Search code examples
rregextext-mining

How to replace an internal capital letter in a string


I have a range of strings as follows:

vec<-c("Peronospora boniNhenrici","Cystoseira abiesNmarina","Niplommatina rubra",
 "Padina sanctaeNcrucis","Nachygrapsus NaurusNliguricus","Melphidippa borealis")

I would like to replace the internal capital "N" in the second word for each element with "-", so that it would like:

("Peronospora boni-henrici","Cystoseira abies-marina","Niplommatina rubra",
 "Padina sanctae-crucis,"Nachygrapsus Naurus-liguricus","Melphidippa borealis")

Any suggestions?
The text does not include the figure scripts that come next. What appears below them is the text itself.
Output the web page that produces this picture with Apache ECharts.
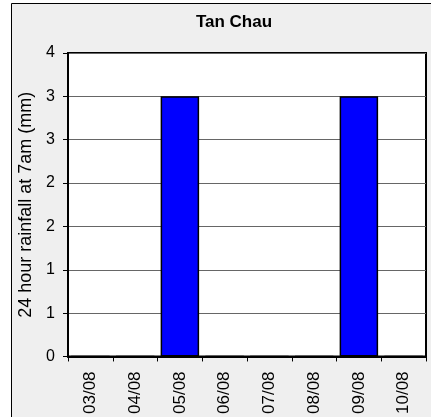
<!DOCTYPE html>
<html>
<head>
<meta charset="utf-8">
<script src="https://cdn.jsdelivr.net/npm/echarts@6/dist/echarts.min.js"></script>
<style>
  html, body { margin: 0; padding: 0; background: #fff; }
  #chart { width: 431px; height: 417px; }
</style>
</head>
<body>
<div id="chart"></div>
<script>
// dates along the bottom
const dates = ['03/08', '04/08', '05/08', '06/08', '07/08', '08/08', '09/08', '10/08']
// 24h rainfall (mm)
const rainfall = [0, 0, 3, 0, 0, 0, 3, 0]
const yMax = 3.5
const yStep = 0.5

const chart = echarts.init(document.getElementById('chart'))
const font = 'Liberation Sans, Arial, sans-serif'

chart.setOption({
  backgroundColor: '#fff',
  animation: false,
  graphic: [{
    type: 'rect',
    z: -10,
    silent: true,
    shape: { x: 11.5, y: 3.5, width: 440, height: 440 },
    style: { fill: '#efefef', stroke: '#000', lineWidth: 1 }
  }],
  title: {
    text: 'Tan Chau',
    left: 229,
    textAlign: 'center',
    top: 9,
    textStyle: { fontFamily: font, fontSize: 17, fontWeight: 'bold', color: '#000' }
  },
  grid: {
    left: 68,
    right: 5,
    top: 53,
    bottom: 60,
    show: true,
    backgroundColor: '#fff',
    borderColor: '#000',
    borderWidth: 2
  },
  xAxis: {
    type: 'category',
    data: dates,
    axisLine: { lineStyle: { color: '#000', width: 2 } },
    axisTick: { show: true, length: 5, lineStyle: { color: '#000' } },
    axisLabel: {
      rotate: 90,
      margin: 15,
      fontFamily: font,
      fontSize: 17,
      color: '#000'
    }
  },
  yAxis: {
    type: 'value',
    min: 0,
    max: yMax,
    interval: yStep,
    name: '24 hour rainfall at 7am (mm)',
    nameLocation: 'middle',
    nameGap: 33,
    nameTextStyle: { fontFamily: font, fontSize: 18, color: '#000' },
    axisLine: { show: true, lineStyle: { color: '#000', width: 2 } },
    axisTick: { show: true, length: 5, lineStyle: { color: '#000' } },
    splitLine: { lineStyle: { color: '#666', width: 1 } },
    axisLabel: {
      margin: 13,
      fontFamily: font,
      fontSize: 16,
      color: '#000',
      formatter: v => Math.round(v)
    }
  },
  series: [{
    type: 'bar',
    data: rainfall,
    barCategoryGap: '14%',
    itemStyle: { color: '#0000ff', borderColor: '#000', borderWidth: 1.5 }
  }]
})
</script>
</body>
</html>
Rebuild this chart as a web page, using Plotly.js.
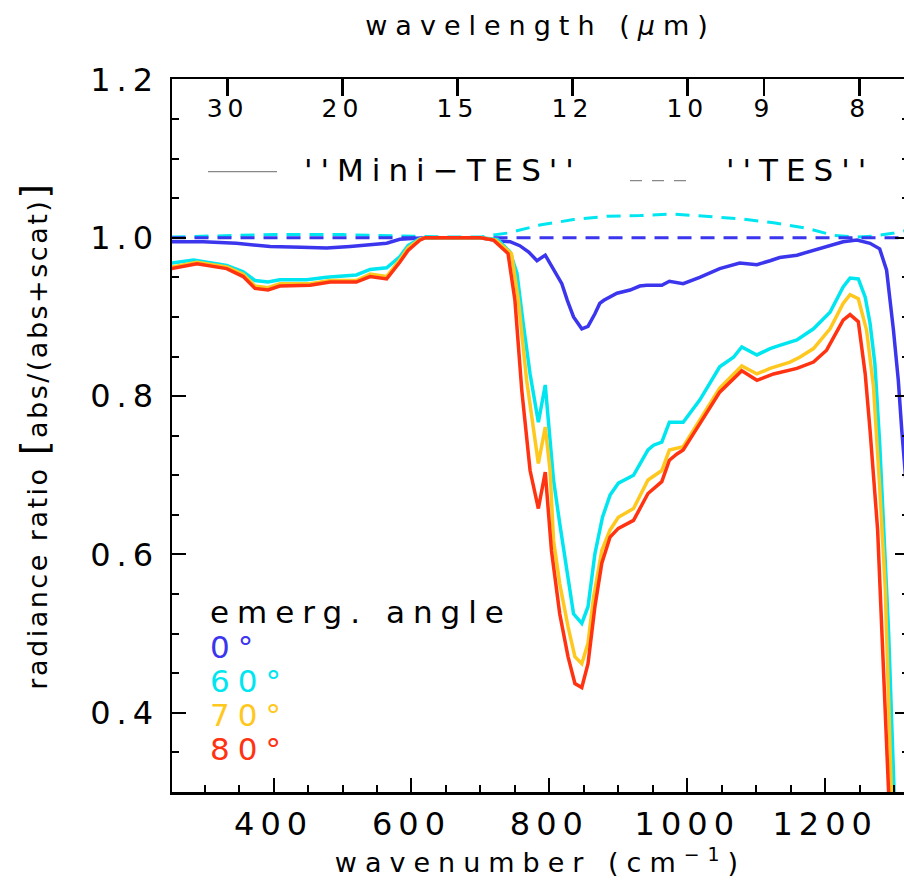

I've got the locations using the following:

stri_locate_all(vec,regex = "[N]")

but I'm not sure how to replace the "N" if it's internal. When I try to replace the capital letter "N" using gsub, it replaces all occurrences of N, rather than only the internal "N".


Solution

  • We can look for any N's surrounded by \w, which in regex matches any alphanumeric characters or underscores. If that's too broad you could replace \w with [a-zA-Z] to only match letters:

    stringr::str_replace_all(vec, "(\\w)N(\\w)", "\\1-\\2")